## Requirement
Retype the listing that follows, exactly as written.

Records from a dataset
···
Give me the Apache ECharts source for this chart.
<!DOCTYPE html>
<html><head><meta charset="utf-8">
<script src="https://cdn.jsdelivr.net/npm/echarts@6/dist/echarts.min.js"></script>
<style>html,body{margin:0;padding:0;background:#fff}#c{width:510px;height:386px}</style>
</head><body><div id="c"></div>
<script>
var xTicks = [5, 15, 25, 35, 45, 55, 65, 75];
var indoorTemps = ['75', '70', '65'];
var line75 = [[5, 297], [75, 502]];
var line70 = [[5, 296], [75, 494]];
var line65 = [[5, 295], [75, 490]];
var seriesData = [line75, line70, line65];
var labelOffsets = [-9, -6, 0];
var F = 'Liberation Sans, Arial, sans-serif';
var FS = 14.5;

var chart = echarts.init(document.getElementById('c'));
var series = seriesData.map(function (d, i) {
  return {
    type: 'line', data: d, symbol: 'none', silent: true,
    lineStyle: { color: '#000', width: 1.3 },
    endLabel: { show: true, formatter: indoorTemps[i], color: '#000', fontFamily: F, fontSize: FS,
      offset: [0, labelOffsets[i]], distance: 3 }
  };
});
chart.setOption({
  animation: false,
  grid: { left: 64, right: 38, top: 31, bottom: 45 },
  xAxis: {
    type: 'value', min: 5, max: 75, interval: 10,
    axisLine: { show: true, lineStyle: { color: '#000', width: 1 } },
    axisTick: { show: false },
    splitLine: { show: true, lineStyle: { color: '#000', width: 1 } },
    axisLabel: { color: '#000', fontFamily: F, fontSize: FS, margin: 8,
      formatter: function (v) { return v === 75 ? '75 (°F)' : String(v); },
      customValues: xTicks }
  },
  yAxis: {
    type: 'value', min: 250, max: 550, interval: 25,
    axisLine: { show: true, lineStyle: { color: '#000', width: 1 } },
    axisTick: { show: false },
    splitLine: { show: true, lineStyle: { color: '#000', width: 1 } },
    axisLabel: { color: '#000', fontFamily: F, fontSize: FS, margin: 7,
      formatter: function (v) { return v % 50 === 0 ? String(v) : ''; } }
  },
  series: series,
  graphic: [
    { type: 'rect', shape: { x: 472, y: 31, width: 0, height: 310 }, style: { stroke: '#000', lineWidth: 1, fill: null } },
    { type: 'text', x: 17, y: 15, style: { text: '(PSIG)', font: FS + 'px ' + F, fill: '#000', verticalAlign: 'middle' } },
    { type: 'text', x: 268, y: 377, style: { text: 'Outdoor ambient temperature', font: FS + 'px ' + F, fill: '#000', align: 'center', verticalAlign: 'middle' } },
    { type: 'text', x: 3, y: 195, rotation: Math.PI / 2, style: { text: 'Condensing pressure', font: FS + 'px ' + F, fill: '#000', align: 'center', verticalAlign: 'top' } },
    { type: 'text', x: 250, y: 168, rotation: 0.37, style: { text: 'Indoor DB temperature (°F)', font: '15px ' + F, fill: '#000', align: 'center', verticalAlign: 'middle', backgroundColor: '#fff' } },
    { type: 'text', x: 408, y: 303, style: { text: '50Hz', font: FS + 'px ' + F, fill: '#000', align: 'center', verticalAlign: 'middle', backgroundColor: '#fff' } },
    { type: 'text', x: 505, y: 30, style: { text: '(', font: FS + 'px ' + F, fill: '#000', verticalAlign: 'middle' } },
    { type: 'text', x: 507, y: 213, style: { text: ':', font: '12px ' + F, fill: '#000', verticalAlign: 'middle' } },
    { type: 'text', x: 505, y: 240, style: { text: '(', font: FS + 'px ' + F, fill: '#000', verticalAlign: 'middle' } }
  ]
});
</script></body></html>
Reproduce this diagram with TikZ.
···
## Task response
Give me the Apache ECharts source for this chart.
<!DOCTYPE html>
<html><head><meta charset="utf-8">
<script src="https://cdn.jsdelivr.net/npm/echarts@6/dist/echarts.min.js"></script>
<style>html,body{margin:0;padding:0;background:#fff}#c{width:510px;height:386px}</style>
</head><body><div id="c"></div>
<script>
var xTicks = [5, 15, 25, 35, 45, 55, 65, 75];
var indoorTemps = ['75', '70', '65'];
var line75 = [[5, 297], [75, 502]];
var line70 = [[5, 296], [75, 494]];
var line65 = [[5, 295], [75, 490]];
var seriesData = [line75, line70, line65];
var labelOffsets = [-9, -6, 0];
var F = 'Liberation Sans, Arial, sans-serif';
var FS = 14.5;

var chart = echarts.init(document.getElementById('c'));
var series = seriesData.map(function (d, i) {
  return {
    type: 'line', data: d, symbol: 'none', silent: true,
    lineStyle: { color: '#000', width: 1.3 },
    endLabel: { show: true, formatter: indoorTemps[i], color: '#000', fontFamily: F, fontSize: FS,
      offset: [0, labelOffsets[i]], distance: 3 }
  };
});
chart.setOption({
  animation: false,
  grid: { left: 64, right: 38, top: 31, bottom: 45 },
  xAxis: {
    type: 'value', min: 5, max: 75, interval: 10,
    axisLine: { show: true, lineStyle: { color: '#000', width: 1 } },
    axisTick: { show: false },
    splitLine: { show: true, lineStyle: { color: '#000', width: 1 } },
    axisLabel: { color: '#000', fontFamily: F, fontSize: FS, margin: 8,
      formatter: function (v) { return v === 75 ? '75 (°F)' : String(v); },
      customValues: xTicks }
  },
  yAxis: {
    type: 'value', min: 250, max: 550, interval: 25,
    axisLine: { show: true, lineStyle: { color: '#000', width: 1 } },
    axisTick: { show: false },
    splitLine: { show: true, lineStyle: { color: '#000', width: 1 } },
    axisLabel: { color: '#000', fontFamily: F, fontSize: FS, margin: 7,
      formatter: function (v) { return v % 50 === 0 ? String(v) : ''; } }
  },
  series: series,
  graphic: [
    { type: 'rect', shape: { x: 472, y: 31, width: 0, height: 310 }, style: { stroke: '#000', lineWidth: 1, fill: null } },
    { type: 'text', x: 17, y: 15, style: { text: '(PSIG)', font: FS + 'px ' + F, fill: '#000', verticalAlign: 'middle' } },
    { type: 'text', x: 268, y: 377, style: { text: 'Outdoor ambient temperature', font: FS + 'px ' + F, fill: '#000', align: 'center', verticalAlign: 'middle' } },
    { type: 'text', x: 3, y: 195, rotation: Math.PI / 2, style: { text: 'Condensing pressure', font: FS + 'px ' + F, fill: '#000', align: 'center', verticalAlign: 'top' } },
    { type: 'text', x: 250, y: 168, rotation: 0.37, style: { text: 'Indoor DB temperature (°F)', font: '15px ' + F, fill: '#000', align: 'center', verticalAlign: 'middle', backgroundColor: '#fff' } },
    { type: 'text', x: 408, y: 303, style: { text: '50Hz', font: FS + 'px ' + F, fill: '#000', align: 'center', verticalAlign: 'middle', backgroundColor: '#fff' } },
    { type: 'text', x: 505, y: 30, style: { text: '(', font: FS + 'px ' + F, fill: '#000', verticalAlign: 'middle' } },
    { type: 'text', x: 507, y: 213, style: { text: ':', font: '12px ' + F, fill: '#000', verticalAlign: 'middle' } },
    { type: 'text', x: 505, y: 240, style: { text: '(', font: FS + 'px ' + F, fill: '#000', verticalAlign: 'middle' } }
  ]
});
</script></body></html>
Reproduce this diagram with TikZ.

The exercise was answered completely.